No i didnt get a ticket , i asked for a day ticket.
As i asked for a day ticket i was expecting one. If i just presented my bank card and tapped. then that would indicate i would tap and cap.
I remember that day using 15 out to Penicuik , then 40 from Penicuik , East Coast service , so i got charged a ticket and recieved a paper one.
As it hasn't already been posted here, the full range of area-valid tickets can now be bought by contactless on all 'city' buses/services. So for example you could purchase one adult single, one child day ticket and a network rider all in the same transaction on any Lothian bus. In addition to the tap, tap cap thing.
I think the point being made is that things have moved on (the 15 and 140 haven't run to Penicuik for ages, so your experience may not have been very recent). From what I recall, last year the company said they were hoping to introduce a 'vending mode' so that you could buy paper day tickets using contactless cards without subscribing to the capping scheme. This resolves criticisms about group tickets and paying fares for others with one card.
However it doesn't help when you've started to use capping then find you need to use an East Coast service. I suppose it's no different to the case when you have to use another operator altogether but one of the selling points of East Coast is acceptance of the Lothian tickets. So it's good to hear they're trying to resolve this too.
Obviously different operators so different system but in Aberdeen the way it works is your first journey is charged at £2.70 (3+ Stages single), with your second journey at £1.70 (1-2 Stages Single) this comes to a total of £4.40 which is equal to the price of a day ticket, any further journeys are free.

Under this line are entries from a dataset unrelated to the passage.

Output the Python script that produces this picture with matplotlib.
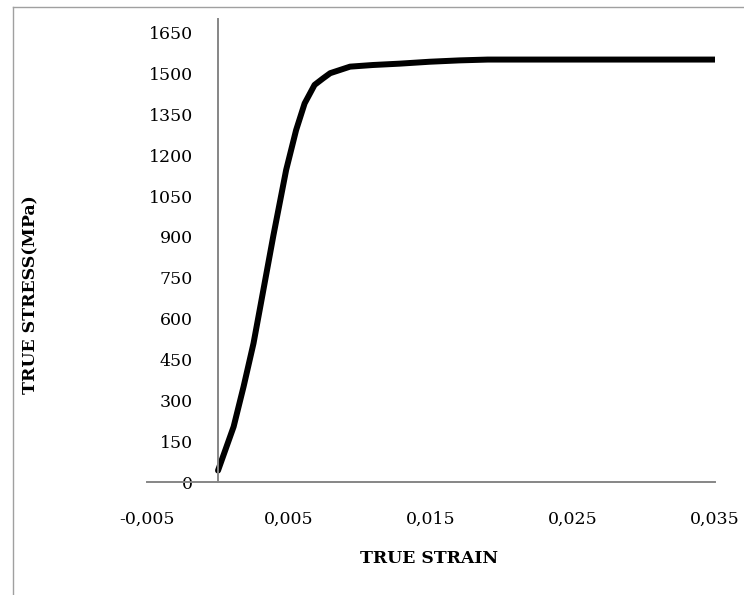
import matplotlib.pyplot as plt
from matplotlib.lines import Line2D

# true stress-strain curve
strain = [0.0, 0.0011, 0.0018, 0.0025, 0.0030, 0.0039, 0.0048, 0.0055, 0.0061,
          0.0068, 0.0074, 0.0079, 0.0086, 0.0093, 0.0109, 0.0128, 0.0149,
          0.0170, 0.0190, 0.0250, 0.0350]
stress = [42, 203, 350, 509, 650, 905, 1146, 1292, 1390,
          1458, 1482, 1501, 1513, 1525, 1531, 1536, 1543,
          1548, 1551, 1551, 1551]

x_ticks = [-0.005, 0.005, 0.015, 0.025, 0.035]
x_tick_labels = ['-0,005', '0,005', '0,015', '0,025', '0,035']
y_ticks = list(range(0, 1651, 150))

plt.rcParams['font.family'] = 'DejaVu Serif'

fig = plt.figure(figsize=(7.44, 5.95), dpi=100)
ax = fig.add_axes([0.1976, 0.1899, 0.7634, 0.7782])

ax.plot(strain, stress, color='black', linewidth=4.3, solid_capstyle='round',
        solid_joinstyle='round')

ax.set_xlim(-0.005, 0.035)
ax.set_ylim(0, 1700)
ax.set_xticks(x_ticks)
ax.set_xticklabels(x_tick_labels)
ax.set_yticks(y_ticks)

# excel-like axes crossing at zero
axis_grey = '#868686'
ax.spines['left'].set_position(('data', 0))
ax.spines['bottom'].set_position(('data', 0))
for s in ['left', 'bottom']:
    ax.spines[s].set_color(axis_grey)
    ax.spines[s].set_linewidth(1.4)
for s in ['top', 'right']:
    ax.spines[s].set_visible(False)

ax.tick_params(axis='y', length=0, pad=18, labelsize=12.5)
ax.tick_params(axis='x', length=0, pad=21, labelsize=12.5)

fig.text(0.577, 0.062, 'TRUE STRAIN', ha='center', va='center',
         fontsize=12.4, fontweight='bold')
fig.text(0.041, 0.504, 'TRUE STRESS(MPa)', ha='center', va='center',
         rotation=90, fontsize=12.5, fontweight='bold')

# chart area border (left and top edges visible)
fig.add_artist(Line2D([12.5 / 744, 12.5 / 744], [0, 1 - 7 / 595],
                      transform=fig.transFigure, color='#a0a0a0', linewidth=1))
fig.add_artist(Line2D([12.5 / 744, 1], [1 - 7 / 595, 1 - 7 / 595],
                      transform=fig.transFigure, color='#a0a0a0', linewidth=1))

fig.savefig('out.png', dpi=100)
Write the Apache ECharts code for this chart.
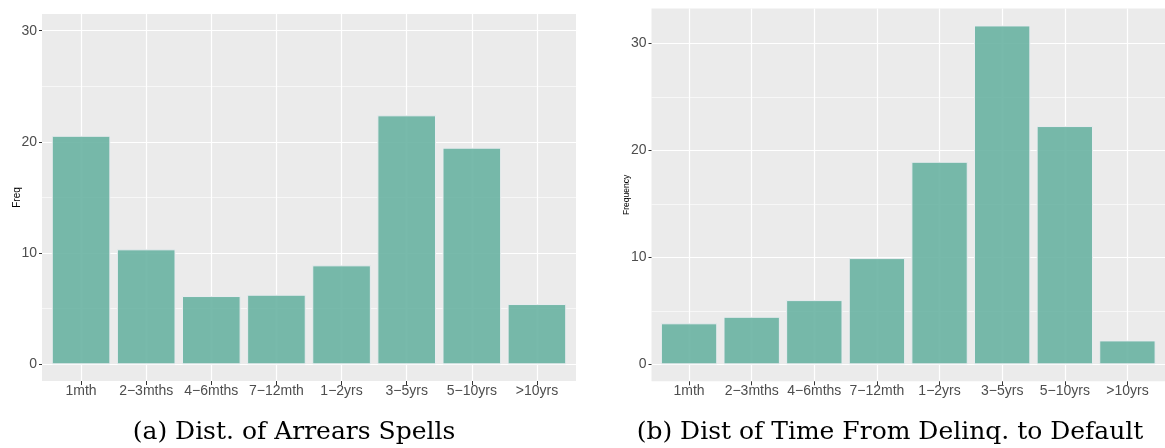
<!DOCTYPE html>
<html>
<head>
<meta charset="utf-8">
<script src="https://cdn.jsdelivr.net/npm/echarts@6/dist/echarts.min.js"></script>
<style>
  html, body { margin: 0; padding: 0; background: #ffffff; }
  #chart { width: 1165px; height: 448px; }
</style>
</head>
<body>
<div id="chart"></div>
<script>
// ---- data ----
const categories = ['1mth', '2\u22123mths', '4\u22126mths', '7\u221212mth', '1\u22122yrs', '3\u22125yrs', '5\u221210yrs', '>10yrs'];
const arrearsFreq = [20.55, 10.34, 6.14, 6.26, 8.9, 22.39, 19.48, 5.42];
const delinqFreq = [3.84, 4.45, 6.01, 9.94, 18.95, 31.7, 22.29, 2.24];
const yTicks = [0, 10, 20, 30];
const captionA = '(a) Dist. of Arrears Spells';
const captionB = '(b) Dist of Time From Delinq. to Default';
const yTitleA = 'Freq';
const yTitleB = 'Frequency';

// ---- chart ----
const catIndex = categories.map((c, i) => i);
const chart = echarts.init(document.getElementById('chart'), null, { renderer: 'canvas' });

const barColor = 'rgba(105,179,162,0.9)';
const panelBg = '#EBEBEB';
const labelFont = 'Liberation Sans';

function makeX(gridIndex) {
  return {
    type: 'value', gridIndex: gridIndex,
    min: -0.6, max: 7.6, minInterval: 1, maxInterval: 1,
    axisLine: { show: false, onZero: false },
    axisTick: { show: true, length: 4, customValues: catIndex, lineStyle: { color: '#333333', width: 1 } },
    axisLabel: {
      show: true, customValues: catIndex, margin: 3,
      color: '#4D4D4D', fontSize: 14, fontFamily: labelFont,
      formatter: v => categories[Math.round(v)]
    },
    splitLine: { show: true, lineStyle: { color: '#FFFFFF', width: 1.2 } }
  };
}

function makeY(gridIndex, min, max, name, nameSize, nameGap) {
  return {
    type: 'value', gridIndex: gridIndex,
    min: min, max: max, minInterval: 10, maxInterval: 10,
    name: name, nameLocation: 'middle', nameRotate: 90, nameGap: nameGap,
    nameMoveOverlap: false,
    nameTextStyle: { color: '#000000', fontSize: nameSize, fontFamily: labelFont },
    axisLine: { show: false, onZero: false },
    axisTick: { show: true, length: 3, customValues: yTicks, lineStyle: { color: '#333333', width: 1 } },
    axisLabel: {
      show: true, customValues: yTicks, margin: 5,
      color: '#4D4D4D', fontSize: 14, fontFamily: labelFont
    },
    splitLine: { show: true, lineStyle: { color: '#FFFFFF', width: 1.2 } },
    minorTick: { show: false, splitNumber: 2 },
    minorSplitLine: { show: true, lineStyle: { color: '#FFFFFF', width: 0.6 } }
  };
}

const option = {
  animation: false,
  backgroundColor: '#FFFFFF',
  grid: [
    { left: 42, right: 589, top: 14, bottom: 67, show: true, backgroundColor: panelBg, borderWidth: 0 },
    { left: 651.5, right: -3, top: 8.5, bottom: 66.7, show: true, backgroundColor: panelBg, borderWidth: 0 }
  ],
  xAxis: [makeX(0), makeX(1)],
  yAxis: [
    makeY(0, -1.5, 31.5, yTitleA, 10, 20),
    makeY(1, -1.585, 33.285, yTitleB, 8.5, 20)
  ],
  series: [
    {
      type: 'bar', xAxisIndex: 0, yAxisIndex: 0, barWidth: '90%',
      data: arrearsFreq.map((v, i) => [i, v]),
      itemStyle: { color: barColor, borderColor: '#E9ECEF', borderWidth: 1 }
    },
    {
      type: 'bar', xAxisIndex: 1, yAxisIndex: 1, barWidth: '90%',
      data: delinqFreq.map((v, i) => [i, v]),
      itemStyle: { color: barColor, borderColor: '#E9ECEF', borderWidth: 1 }
    }
  ],
  graphic: [
    { type: 'text', x: 294, y: 432, style: { text: captionA, fill: '#000000', font: '25px "DejaVu Serif"', textAlign: 'center', textVerticalAlign: 'middle' } },
    { type: 'text', x: 890, y: 432, style: { text: captionB, fill: '#000000', font: '25px "DejaVu Serif"', textAlign: 'center', textVerticalAlign: 'middle' } }
  ]
};
chart.setOption(option);
</script>
</body>
</html>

I'm not really sure how Tap+Cap could work on longer distance / rural routes with multiple fare rates depending on distance, so it'll be interesting to see what they do for ECB. Imo the technology only really works if you have two or less fare rates.
At the moment on services with only two zones available (like airport buses or LCB route 43) you need to tell the driver where you're going and you receive a paper ticket for the single journey but capping still applies, calculated using start and finish points for each journey over the day. You don't tap out though, just trusted to get off when you said, in the absence of anyone inspecting your paper ticket. Hopefully this can be extended to multiple zones and that's what they're working on. I suppose a downside is that everyone needs to negotiate with the driver so some of the loading speed advantage is lost with multiple zone services.